#### Prompt
With the images removed, repeat the data below exactly.

---------- Supplied material ----------

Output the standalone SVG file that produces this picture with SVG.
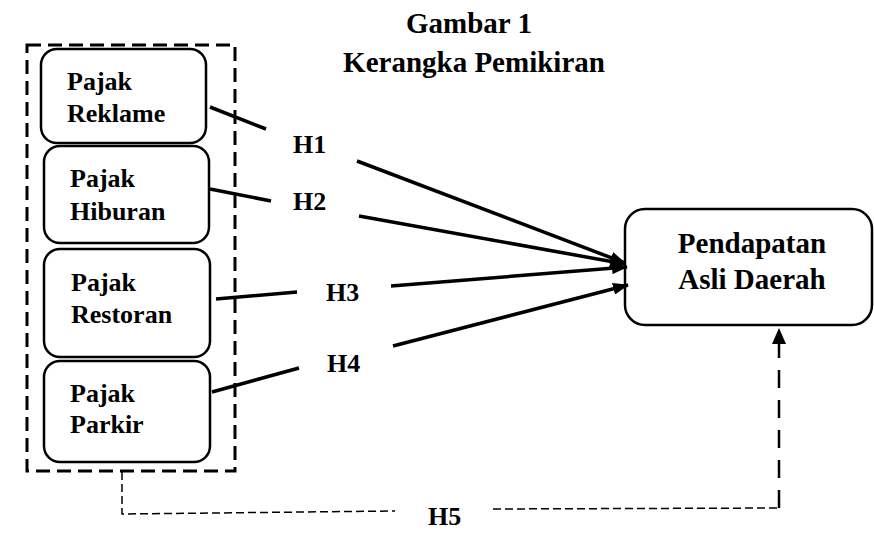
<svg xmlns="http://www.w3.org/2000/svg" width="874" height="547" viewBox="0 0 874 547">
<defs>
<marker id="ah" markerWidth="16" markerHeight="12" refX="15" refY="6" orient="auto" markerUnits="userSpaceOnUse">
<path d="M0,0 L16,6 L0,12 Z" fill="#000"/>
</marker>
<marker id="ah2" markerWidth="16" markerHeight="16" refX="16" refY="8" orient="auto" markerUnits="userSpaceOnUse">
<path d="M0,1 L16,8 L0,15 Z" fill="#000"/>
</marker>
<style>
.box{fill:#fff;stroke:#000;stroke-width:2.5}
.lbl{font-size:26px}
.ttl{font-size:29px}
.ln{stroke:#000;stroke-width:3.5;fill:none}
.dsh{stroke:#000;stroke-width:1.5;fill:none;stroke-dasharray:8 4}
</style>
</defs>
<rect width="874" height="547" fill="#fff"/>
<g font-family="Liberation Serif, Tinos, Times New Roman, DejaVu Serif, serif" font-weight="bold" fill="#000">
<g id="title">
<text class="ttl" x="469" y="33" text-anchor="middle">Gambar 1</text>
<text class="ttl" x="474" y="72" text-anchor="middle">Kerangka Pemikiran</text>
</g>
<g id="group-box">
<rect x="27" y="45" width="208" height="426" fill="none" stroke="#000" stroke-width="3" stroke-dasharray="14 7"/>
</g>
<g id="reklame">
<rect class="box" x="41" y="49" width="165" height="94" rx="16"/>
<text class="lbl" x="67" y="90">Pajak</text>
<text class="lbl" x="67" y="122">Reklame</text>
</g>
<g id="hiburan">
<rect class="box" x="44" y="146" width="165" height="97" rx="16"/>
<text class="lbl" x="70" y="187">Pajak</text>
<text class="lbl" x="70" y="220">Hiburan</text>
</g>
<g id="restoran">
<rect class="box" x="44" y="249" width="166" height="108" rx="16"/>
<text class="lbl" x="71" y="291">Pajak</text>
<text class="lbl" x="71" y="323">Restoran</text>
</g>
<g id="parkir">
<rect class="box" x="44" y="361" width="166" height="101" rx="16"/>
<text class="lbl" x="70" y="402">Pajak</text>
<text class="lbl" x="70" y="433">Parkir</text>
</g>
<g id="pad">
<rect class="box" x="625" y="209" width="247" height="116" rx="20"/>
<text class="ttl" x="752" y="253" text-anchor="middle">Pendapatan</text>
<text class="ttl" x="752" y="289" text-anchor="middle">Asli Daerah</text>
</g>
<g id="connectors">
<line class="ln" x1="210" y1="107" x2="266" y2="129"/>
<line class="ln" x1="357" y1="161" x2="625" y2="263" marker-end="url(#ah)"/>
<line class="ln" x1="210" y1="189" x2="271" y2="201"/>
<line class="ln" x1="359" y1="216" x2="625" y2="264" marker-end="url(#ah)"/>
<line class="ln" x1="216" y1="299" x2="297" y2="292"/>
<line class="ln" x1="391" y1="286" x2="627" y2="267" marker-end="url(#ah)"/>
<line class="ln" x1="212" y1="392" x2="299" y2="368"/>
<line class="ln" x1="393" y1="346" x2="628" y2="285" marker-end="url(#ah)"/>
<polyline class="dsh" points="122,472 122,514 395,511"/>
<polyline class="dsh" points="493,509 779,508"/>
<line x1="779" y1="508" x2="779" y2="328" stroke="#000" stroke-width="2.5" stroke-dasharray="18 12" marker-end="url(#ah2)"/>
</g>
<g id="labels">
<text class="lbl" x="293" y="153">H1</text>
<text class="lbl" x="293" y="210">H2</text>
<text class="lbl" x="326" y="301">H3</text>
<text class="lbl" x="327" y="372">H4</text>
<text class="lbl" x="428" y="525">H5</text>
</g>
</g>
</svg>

----------

#### Answer to this task
Output the standalone SVG file that produces this picture with SVG.
<svg xmlns="http://www.w3.org/2000/svg" width="874" height="547" viewBox="0 0 874 547">
<defs>
<marker id="ah" markerWidth="16" markerHeight="12" refX="15" refY="6" orient="auto" markerUnits="userSpaceOnUse">
<path d="M0,0 L16,6 L0,12 Z" fill="#000"/>
</marker>
<marker id="ah2" markerWidth="16" markerHeight="16" refX="16" refY="8" orient="auto" markerUnits="userSpaceOnUse">
<path d="M0,1 L16,8 L0,15 Z" fill="#000"/>
</marker>
<style>
.box{fill:#fff;stroke:#000;stroke-width:2.5}
.lbl{font-size:26px}
.ttl{font-size:29px}
.ln{stroke:#000;stroke-width:3.5;fill:none}
.dsh{stroke:#000;stroke-width:1.5;fill:none;stroke-dasharray:8 4}
</style>
</defs>
<rect width="874" height="547" fill="#fff"/>
<g font-family="Liberation Serif, Tinos, Times New Roman, DejaVu Serif, serif" font-weight="bold" fill="#000">
<g id="title">
<text class="ttl" x="469" y="33" text-anchor="middle">Gambar 1</text>
<text class="ttl" x="474" y="72" text-anchor="middle">Kerangka Pemikiran</text>
</g>
<g id="group-box">
<rect x="27" y="45" width="208" height="426" fill="none" stroke="#000" stroke-width="3" stroke-dasharray="14 7"/>
</g>
<g id="reklame">
<rect class="box" x="41" y="49" width="165" height="94" rx="16"/>
<text class="lbl" x="67" y="90">Pajak</text>
<text class="lbl" x="67" y="122">Reklame</text>
</g>
<g id="hiburan">
<rect class="box" x="44" y="146" width="165" height="97" rx="16"/>
<text class="lbl" x="70" y="187">Pajak</text>
<text class="lbl" x="70" y="220">Hiburan</text>
</g>
<g id="restoran">
<rect class="box" x="44" y="249" width="166" height="108" rx="16"/>
<text class="lbl" x="71" y="291">Pajak</text>
<text class="lbl" x="71" y="323">Restoran</text>
</g>
<g id="parkir">
<rect class="box" x="44" y="361" width="166" height="101" rx="16"/>
<text class="lbl" x="70" y="402">Pajak</text>
<text class="lbl" x="70" y="433">Parkir</text>
</g>
<g id="pad">
<rect class="box" x="625" y="209" width="247" height="116" rx="20"/>
<text class="ttl" x="752" y="253" text-anchor="middle">Pendapatan</text>
<text class="ttl" x="752" y="289" text-anchor="middle">Asli Daerah</text>
</g>
<g id="connectors">
<line class="ln" x1="210" y1="107" x2="266" y2="129"/>
<line class="ln" x1="357" y1="161" x2="625" y2="263" marker-end="url(#ah)"/>
<line class="ln" x1="210" y1="189" x2="271" y2="201"/>
<line class="ln" x1="359" y1="216" x2="625" y2="264" marker-end="url(#ah)"/>
<line class="ln" x1="216" y1="299" x2="297" y2="292"/>
<line class="ln" x1="391" y1="286" x2="627" y2="267" marker-end="url(#ah)"/>
<line class="ln" x1="212" y1="392" x2="299" y2="368"/>
<line class="ln" x1="393" y1="346" x2="628" y2="285" marker-end="url(#ah)"/>
<polyline class="dsh" points="122,472 122,514 395,511"/>
<polyline class="dsh" points="493,509 779,508"/>
<line x1="779" y1="508" x2="779" y2="328" stroke="#000" stroke-width="2.5" stroke-dasharray="18 12" marker-end="url(#ah2)"/>
</g>
<g id="labels">
<text class="lbl" x="293" y="153">H1</text>
<text class="lbl" x="293" y="210">H2</text>
<text class="lbl" x="326" y="301">H3</text>
<text class="lbl" x="327" y="372">H4</text>
<text class="lbl" x="428" y="525">H5</text>
</g>
</g>
</svg>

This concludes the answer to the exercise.